At present, it seems that only the more historic or photogenic temples are making the request. Workers at the Salt Lake temple, for example, recommend an offering “between $70 and $90.” One recently engaged couple was told to “take ten percent of what you are spending on the wedding, and offer that back to the temple, to show God how much the temple means to you.”

While reports have come in that the Salt Lake, Logan, San Diego, Washington DC, and Provo City temples may require the few by year’s end, other temples do not anticipate such a fee requirement. As one church insider told the Mormon Tabernacle Enquirer, “I’d say that any temple that would fit into the baptistery of the Jordan River temple, you know, like your Raleigh North Carolina or Columbia South Carolina temple, will not even mention the possible donation.”

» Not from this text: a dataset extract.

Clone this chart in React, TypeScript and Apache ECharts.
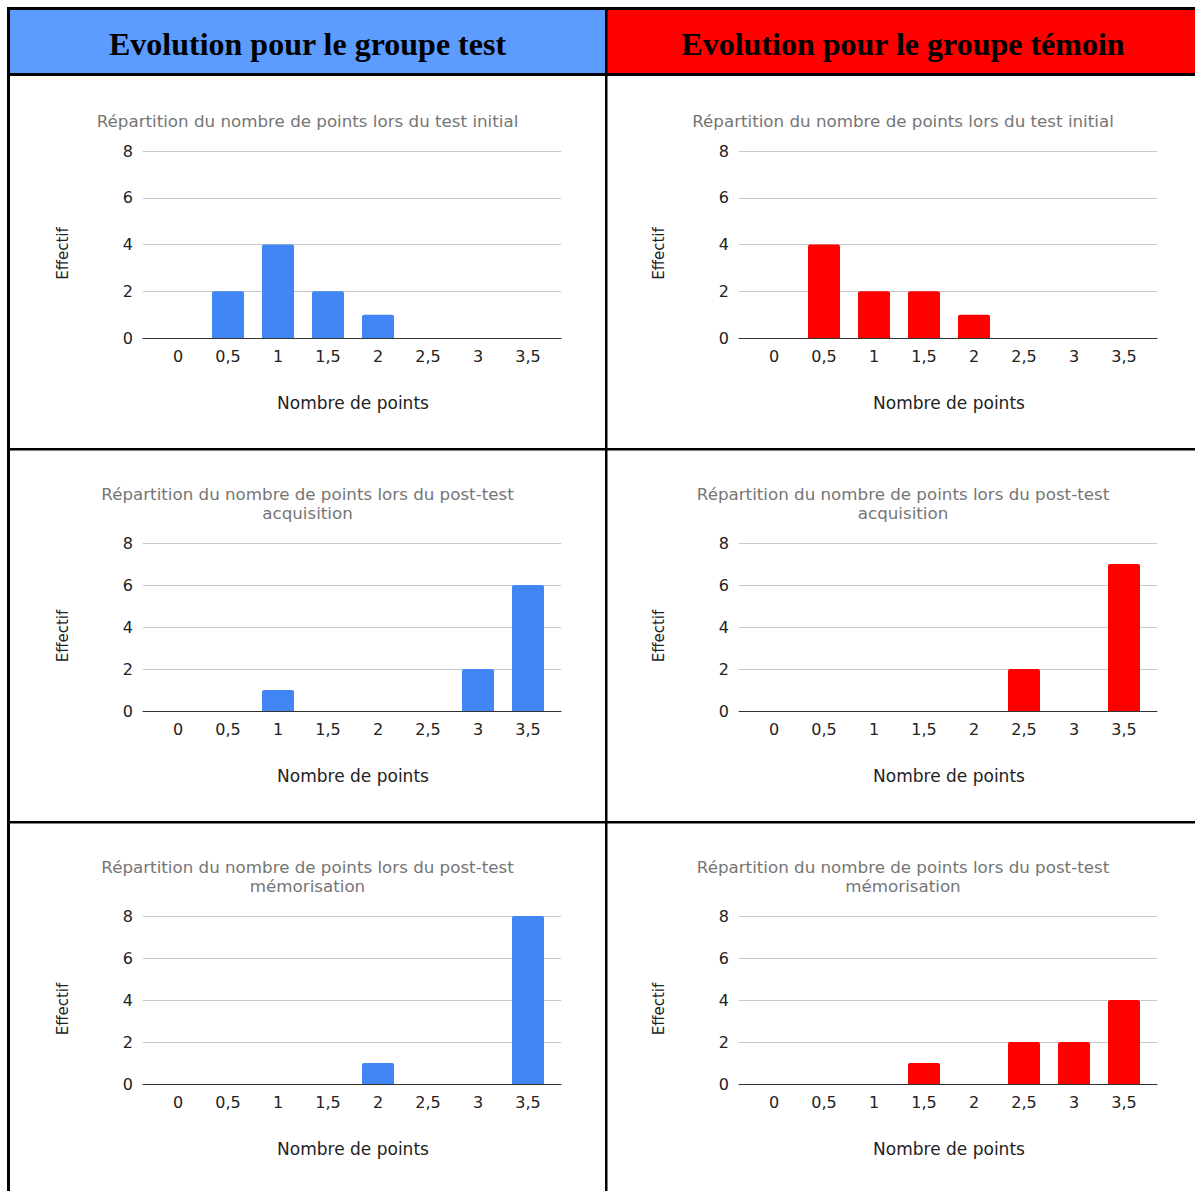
import React, { useEffect, useRef } from "react";
import * as echarts from "echarts";

const categories = ["0", "0,5", "1", "1,5", "2", "2,5", "3", "3,5"];
const yMin = 0;
const yMax = 8;
const yInterval = 2;

const testInitial = [0, 2, 4, 2, 1, 0, 0, 0];
const temoinInitial = [0, 4, 2, 2, 1, 0, 0, 0];
const testAcquisition = [0, 0, 1, 0, 0, 0, 2, 6];
const temoinAcquisition = [0, 0, 0, 0, 0, 2, 0, 7];
const testMemorisation = [0, 0, 0, 0, 1, 0, 0, 8];
const temoinMemorisation = [0, 0, 0, 1, 0, 2, 2, 4];

const headerTest = "Evolution pour le groupe test";
const headerTemoin = "Evolution pour le groupe témoin";
const titleInitial = "Répartition du nombre de points lors du test initial";
const titleAcquisition = "Répartition du nombre de points lors du post-test\nacquisition";
const titleMemorisation = "Répartition du nombre de points lors du post-test\nmémorisation";
const xName = "Nombre de points";
const yName = "Effectif";

const FONT = '"DejaVu Sans", "Liberation Sans", Arial, sans-serif';
const SERIF = '"Liberation Serif", "Times New Roman", serif';

const BLUE = "#4285f4";
const RED = "#ff0000";

const rows = [
  { top: 151, height: 187, titleTop: 111.5, title: titleInitial, data: [testInitial, temoinInitial] },
  { top: 543, height: 168, titleTop: 484.5, title: titleAcquisition, data: [testAcquisition, temoinAcquisition] },
  { top: 916, height: 168, titleTop: 857.5, title: titleMemorisation, data: [testMemorisation, temoinMemorisation] },
];
const cols = [
  { off: 0, center: 307.5, color: BLUE },
  { off: 596, center: 903, color: RED },
];

function buildOption() {
  const grid: any[] = [];
  const xAxis: any[] = [];
  const yAxis: any[] = [];
  const series: any[] = [];
  const title: any[] = [];
  const graphic: any[] = [];

  // header backgrounds
  graphic.push({ type: "rect", shape: { x: 10, y: 10, width: 595, height: 63 }, style: { fill: "#5c9cff" }, z: 0 });
  graphic.push({ type: "rect", shape: { x: 607, y: 10, width: 590, height: 63 }, style: { fill: "#ff0000" }, z: 0 });
  graphic.push({
    type: "text", x: 307.5, y: 44, z: 5,
    style: { text: headerTest, font: `bold 32px ${SERIF}`, fill: "#000", align: "center", verticalAlign: "middle" },
  });
  graphic.push({
    type: "text", x: 903, y: 44, z: 5,
    style: { text: headerTemoin, font: `bold 32px ${SERIF}`, fill: "#000", align: "center", verticalAlign: "middle" },
  });

  let idx = 0;
  rows.forEach((row) => {
    cols.forEach((col, ci) => {
      const a = idx * 2;
      const b = idx * 2 + 1;
      grid.push({ left: 143 + col.off, top: row.top, width: 418, height: row.height, containLabel: false });
      grid.push({ left: 153 + col.off, top: row.top, width: 400, height: row.height, containLabel: false });
      xAxis.push({
        gridIndex: a, type: "category", data: categories,
        axisLine: { show: true, lineStyle: { color: "#333", width: 1 } },
        axisTick: { show: false }, axisLabel: { show: false }, splitLine: { show: false },
      });
      xAxis.push({
        gridIndex: b, type: "category", data: categories,
        axisLine: { show: false }, axisTick: { show: false },
        axisLabel: { margin: 10, fontSize: 16, color: "#222", fontFamily: FONT },
        name: xName, nameLocation: "middle", nameGap: 56,
        nameTextStyle: { fontSize: 17, color: "#222", fontFamily: FONT },
      });
      yAxis.push({
        gridIndex: a, type: "value", min: yMin, max: yMax, interval: yInterval,
        axisLine: { show: false }, axisTick: { show: false },
        splitLine: { show: true, lineStyle: { color: "#c8c8c8", width: 1 } },
        axisLabel: { margin: 10, fontSize: 16, color: "#222", fontFamily: FONT },
      });
      yAxis.push({
        gridIndex: b, type: "value", min: yMin, max: yMax, interval: yInterval, show: false,
        splitLine: { show: false },
      });
      series.push({
        type: "bar", xAxisIndex: b, yAxisIndex: b, data: row.data[ci], barWidth: 32,
        itemStyle: { color: col.color, borderRadius: [2, 2, 0, 0] },
      });
      title.push({
        text: row.title, left: col.center, top: row.titleTop, textAlign: "center", padding: 0,
        textStyle: { fontSize: 16.7, fontWeight: "normal", color: "#757575", fontFamily: FONT, lineHeight: 19 },
      });
      graphic.push({
        type: "text", x: 63 + col.off, y: row.top + (row.height + 18) / 2, rotation: Math.PI / 2, z: 5,
        style: { text: yName, font: `15px ${FONT}`, fill: "#222", align: "center", verticalAlign: "middle" },
      });
      idx++;
    });
  });

  // table borders
  const borders = [
    { x: 7, y: 7, width: 1190, height: 3 },
    { x: 7, y: 73, width: 1190, height: 3 },
    { x: 7, y: 448, width: 1190, height: 2.5 },
    { x: 7, y: 821, width: 1190, height: 2.5 },
    { x: 7, y: 7, width: 3, height: 1190 },
    { x: 605, y: 7, width: 2.5, height: 1190 },
  ];
  borders.forEach((r) => graphic.push({ type: "rect", shape: r, style: { fill: "#000" }, z: 10 }));

  return {
    animation: false,
    backgroundColor: "#ffffff",
    textStyle: { fontFamily: FONT },
    title, grid, xAxis, yAxis, series, graphic,
  };
}

export default function App() {
  const ref = useRef<HTMLDivElement>(null);
  useEffect(() => {
    if (!ref.current) return;
    const chart = echarts.init(ref.current, null, { renderer: "svg" });
    chart.setOption(buildOption() as any);
    return () => chart.dispose();
  }, []);
  return (
    <div
      ref={ref}
      style={{ position: "fixed", left: 0, top: 0, width: 1195, height: 1191, background: "#fff" }}
    />
  );
}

There are also reports that couples with higher long-range earning potential may be pressed to offer more. A second church insider mentioned lists of BYU Business and Finance majors who, if they request temple sealings, “would be encourage to offer back to God what their God-given gifts will help them earn in the long-run.” In contrast, Humanities, Anthropology/Folklore, Early Childhood Education, and Social Work majors are quietly being told that not only does the Lord not request any more “widow’s mites” from them, but that the day may soon come when they will be permitted to pay tithing at 6 or even 5.5%.